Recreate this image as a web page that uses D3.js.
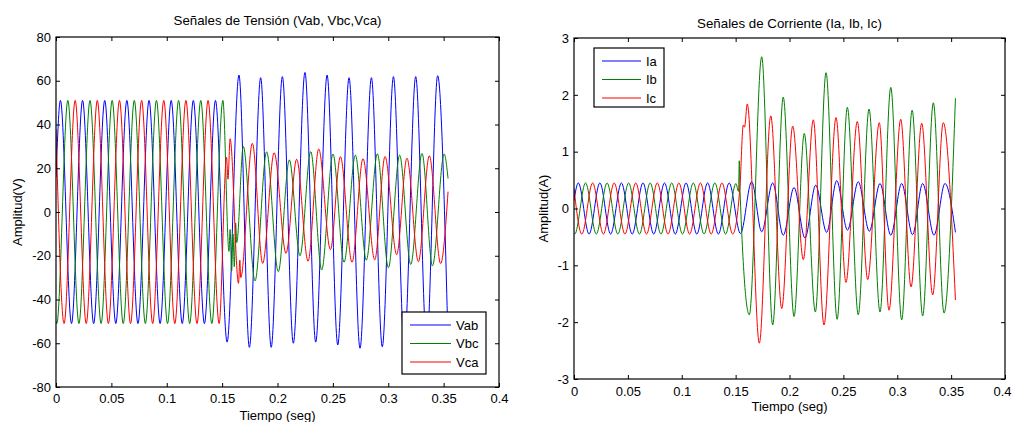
<!DOCTYPE html>
<html><head><meta charset="utf-8">
<script src="https://cdn.jsdelivr.net/npm/d3@7/dist/d3.min.js"></script>
<style>
body{margin:0;background:#fff}
text{font-family:Arial,"Liberation Sans",sans-serif;font-size:13px;fill:#000}
</style>
</head><body>
<svg id="c" width="1013" height="422"></svg>
<script>
// ---- data (extrema: [time s, value]) ----
const xTicks = [0, 0.05, 0.1, 0.15, 0.2, 0.25, 0.3, 0.35, 0.4];
const vTicks = [-80, -60, -40, -20, 0, 20, 40, 60, 80];
const iTicks = [-3, -2, -1, 0, 1, 2, 3];

const vab = [[0,16],
 [0.004,51],[0.014,-51],[0.024,51],[0.034,-51],[0.044,51],[0.054,-51],[0.064,51],[0.074,-51],
 [0.084,51],[0.094,-51],[0.104,51],[0.114,-51],[0.124,51],[0.134,-51],[0.144,51],
 [0.1545,-59.5],[0.1652,62.6],[0.1746,-61.9],[0.1848,61.4],[0.1943,-61.9],[0.2044,61.9],[0.2143,-60],
 [0.2248,63.8],[0.2345,-59.5],[0.2448,62.6],[0.2544,-60.8],[0.2646,61.4],[0.2745,-62.3],[0.2848,61.4],
 [0.2946,-61.6],[0.3047,61.9],[0.3145,-61],[0.3248,61.9],[0.3347,-61],[0.3446,62.3],[0.354,-60]];

const vbc = [[0,-50],
 [0.0007,-51],[0.0107,51],[0.0207,-51],[0.0307,51],[0.0407,-51],[0.0507,51],[0.0607,-51],[0.0707,51],
 [0.0807,-51],[0.0907,51],[0.1007,-51],[0.1107,51],[0.1207,-51],[0.1307,51],[0.1407,-51],[0.1507,51],
 [0.1562,-18],[0.1572,-8],[0.1586,-27],[0.1598,-10],[0.1610,-25],[0.1622,-5],[0.1632,-14],
 [0.1691,30],[0.1797,-31.5],[0.1902,27.5],[0.2007,-27.3],[0.2107,23.8],[0.2203,-20],[0.2300,27.6],
 [0.2399,-26.5],[0.2501,26.5],[0.2601,-23],[0.2703,26],[0.2802,-22],[0.2902,26.6],[0.3001,-25.5],
 [0.3103,26],[0.3203,-24],[0.3305,26.8],[0.3399,-24.6],[0.3505,26.5],[0.354,15.3]];

const vca = [[0,38],
 [0.0073,-51],[0.0173,51],[0.0273,-51],[0.0373,51],[0.0473,-51],[0.0573,51],[0.0673,-51],[0.0773,51],
 [0.0873,-51],[0.0973,51],[0.1073,-51],[0.1173,51],[0.1273,-51],[0.1373,51],[0.1473,-51],
 [0.1540,25],[0.1553,15],[0.1572,33.5],[0.1648,-32.6],[0.1660,-22],[0.1668,-30],[0.1773,31.4],
 [0.1866,-23.5],[0.1970,27.1],[0.2077,-18.9],[0.2173,24.1],[0.2276,-22.5],[0.2372,28.8],[0.2478,-17.2],
 [0.2568,25.3],[0.2673,-23],[0.2772,24.4],[0.2878,-21.9],[0.2971,25.4],[0.3076,-19.5],[0.3169,24.6],
 [0.3272,-22.7],[0.3371,25.7],[0.3473,-23.6],[0.354,9.3]];

const ia = [[0,0.14],
 [0.004,0.45],[0.014,-0.45],[0.024,0.45],[0.034,-0.45],[0.044,0.45],[0.054,-0.45],[0.064,0.45],[0.074,-0.45],
 [0.084,0.45],[0.094,-0.45],[0.104,0.45],[0.114,-0.45],[0.124,0.45],[0.134,-0.45],[0.144,0.45],[0.1545,-0.44],
 [0.1649,0.47],[0.1742,-0.41],[0.1844,0.45],[0.1942,-0.47],[0.2042,0.37],[0.2144,-0.52],[0.2243,0.41],
 [0.2345,-0.42],[0.2438,0.49],[0.2538,-0.38],[0.2638,0.47],[0.2741,-0.4],[0.2840,0.44],[0.2940,-0.47],
 [0.3041,0.44],[0.3142,-0.46],[0.3236,0.44],[0.3341,-0.47],[0.3443,0.44],[0.354,-0.42]];

const ib = [[0,-0.44],
 [0.0007,-0.45],[0.0107,0.45],[0.0207,-0.45],[0.0307,0.45],[0.0407,-0.45],[0.0507,0.45],[0.0607,-0.45],
 [0.0707,0.45],[0.0807,-0.45],[0.0907,0.45],[0.1007,-0.45],[0.1107,0.45],[0.1207,-0.45],[0.1307,0.45],
 [0.1407,-0.45],[0.1503,0.44],[0.1527,0.3],[0.1534,0.84],[0.1541,0.3],
 [0.1627,-1.87],[0.1742,2.67],[0.1844,-2.05],[0.1942,1.96],[0.2042,-1.9],[0.2137,1.32],[0.2240,-1.82],
 [0.2339,2.39],[0.2442,-1.95],[0.2537,1.78],[0.2638,-1.87],[0.2738,1.75],[0.2840,-1.82],[0.2940,2.13],
 [0.3041,-1.96],[0.3138,1.73],[0.3236,-1.89],[0.3335,1.86],[0.3434,-1.84],[0.354,1.94]];

const ic = [[0,0.35],
 [0.0073,-0.45],[0.0173,0.45],[0.0273,-0.45],[0.0373,0.45],[0.0473,-0.45],[0.0573,0.45],[0.0673,-0.45],
 [0.0773,0.45],[0.0873,-0.45],[0.0973,0.45],[0.1073,-0.45],[0.1173,0.45],[0.1273,-0.45],[0.1373,0.45],
 [0.1473,-0.45],[0.1540,0.38],[0.1571,1.47],[0.1583,1.43],[0.1608,1.84],
 [0.1720,-2.37],[0.1826,1.63],[0.1928,-1.76],[0.2030,1.45],[0.2128,-0.9],[0.2221,1.56],[0.2320,-2.05],
 [0.2432,1.6],[0.2524,-1.3],[0.2629,1.53],[0.2726,-1.25],[0.2833,1.51],[0.2923,-1.79],[0.3032,1.57],
 [0.3128,-1.38],[0.3227,1.5],[0.3329,-1.52],[0.3427,1.51],[0.354,-1.61]];

const vNames = ["Vab", "Vbc", "Vca"];
const iNames = ["Ia", "Ib", "Ic"];
const colors = ["#0000ff", "#008000", "#ff0000"];

// ---- drawing ----
const svg = d3.select("#c");
svg.append("rect").attr("width",1013).attr("height",422).attr("fill","#fff");

function panel(o) {
  const x = d3.scaleLinear().domain([0, 0.4]).range([o.x0, o.x1]);
  const y = d3.scaleLinear().domain(o.yDomain).range([o.y1, o.y0]);
  const g = svg.append("g");
  const cid = "clip" + o.id;
  svg.append("clipPath").attr("id", cid).append("rect")
    .attr("x", o.x0).attr("y", o.y0).attr("width", o.x1 - o.x0).attr("height", o.y1 - o.y0);

  const line = d3.line().x(d => x(d[0])).y(d => y(d[1])).curve(d3.curveMonotoneX);
  const lg = g.append("g").attr("clip-path", `url(#${cid})`);
  o.series.forEach((s, i) => {
    lg.append("path").attr("d", line(s)).attr("fill", "none")
      .attr("stroke", colors[i]).attr("stroke-width", 1);
  });

  const fmt = d => String(d);
  const bottom = g.append("g").attr("transform", `translate(0,${o.y1})`)
    .call(d3.axisBottom(x).tickValues(xTicks).tickFormat(fmt).tickSizeInner(-4).tickSizeOuter(0).tickPadding(o.xPad));
  const top = g.append("g").attr("transform", `translate(0,${o.y0})`)
    .call(d3.axisTop(x).tickValues(xTicks).tickFormat("").tickSizeInner(-4).tickSizeOuter(0));
  const left = g.append("g").attr("transform", `translate(${o.x0},0)`)
    .call(d3.axisLeft(y).tickValues(o.yTicks).tickFormat(fmt).tickSizeInner(-4).tickSizeOuter(0).tickPadding(5));
  const right = g.append("g").attr("transform", `translate(${o.x1},0)`)
    .call(d3.axisRight(y).tickValues(o.yTicks).tickFormat("").tickSizeInner(-4).tickSizeOuter(0));
  [bottom, top, left, right].forEach(a => {
    a.select(".domain").remove();
    a.selectAll("line").attr("stroke", "#000");
    a.selectAll("text").attr("font-family", null).attr("font-size", null).style("fill", "#000");
  });
  // keep the last x label inside the picture
  bottom.selectAll(".tick text").filter(d => d === 0.4).attr("dx", o.lastDx);

  g.append("rect").attr("x", o.x0).attr("y", o.y0).attr("width", o.x1 - o.x0).attr("height", o.y1 - o.y0)
    .attr("fill", "none").attr("stroke", "#000").attr("stroke-width", 1.2);

  g.append("text").attr("x", (o.x0 + o.x1) / 2).attr("y", o.titleY).attr("text-anchor", "middle")
    .style("font-size", "13.3px").text(o.title);
  g.append("text").attr("x", (o.x0 + o.x1) / 2).attr("y", o.xLabY).attr("text-anchor", "middle").text("Tiempo (seg)");
  g.append("text").attr("transform", `translate(${o.yLabX},${(o.y0 + o.y1) / 2}) rotate(-90)`)
    .attr("text-anchor", "middle").text(o.yLabel);

  // legend
  const L = o.legend;
  g.append("rect").attr("x", L.x).attr("y", L.y).attr("width", L.w).attr("height", L.h)
    .attr("fill", "#fff").attr("stroke", "#000").attr("stroke-width", 1.2);
  o.names.forEach((n, i) => {
    const yy = L.y + L.first + i * L.step;
    g.append("line").attr("x1", L.x + 8).attr("x2", L.x + 8 + L.len).attr("y1", yy).attr("y2", yy)
      .attr("stroke", colors[i]).attr("stroke-width", 1.2);
    g.append("text").attr("x", L.x + 13 + L.len).attr("y", yy).attr("dy", "0.35em").text(n);
  });
}

panel({id: "v", x0: 56, x1: 499, y0: 37, y1: 387, yDomain: [-80, 80], yTicks: vTicks,
  series: [vab, vbc, vca], names: vNames, xPad: 6.4, lastDx: 0,
  title: "Señales de Tensión (Vab, Vbc,Vca)", titleY: 25, xLabY: 420, yLabX: 22, yLabel: "Amplitud(V)",
  legend: {x: 402, y: 312, w: 84, h: 62, first: 13, step: 18.5, len: 41}});

panel({id: "i", x0: 574, x1: 1005, y0: 38, y1: 379, yDomain: [-3, 3], yTicks: iTicks,
  series: [ia, ib, ic], names: iNames, xPad: 8.2, lastDx: -3,
  title: "Señales de Corriente (Ia, Ib, Ic)", titleY: 28, xLabY: 411, yLabX: 548, yLabel: "Amplitud(A)",
  legend: {x: 594, y: 48, w: 70, h: 59, first: 13, step: 18.5, len: 39}});
</script>
</body></html>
......
OBJECTIVE — Repeat only what lies between the start of the data and the end of the line containing "const iTicks = [-3, -2, -1, 0, 1, 2, 3];", exactly, with pictures left out.

FULL RESPONSE —
Recreate this image as a web page that uses D3.js.
<!DOCTYPE html>
<html><head><meta charset="utf-8">
<script src="https://cdn.jsdelivr.net/npm/d3@7/dist/d3.min.js"></script>
<style>
body{margin:0;background:#fff}
text{font-family:Arial,"Liberation Sans",sans-serif;font-size:13px;fill:#000}
</style>
</head><body>
<svg id="c" width="1013" height="422"></svg>
<script>
// ---- data (extrema: [time s, value]) ----
const xTicks = [0, 0.05, 0.1, 0.15, 0.2, 0.25, 0.3, 0.35, 0.4];
const vTicks = [-80, -60, -40, -20, 0, 20, 40, 60, 80];
const iTicks = [-3, -2, -1, 0, 1, 2, 3];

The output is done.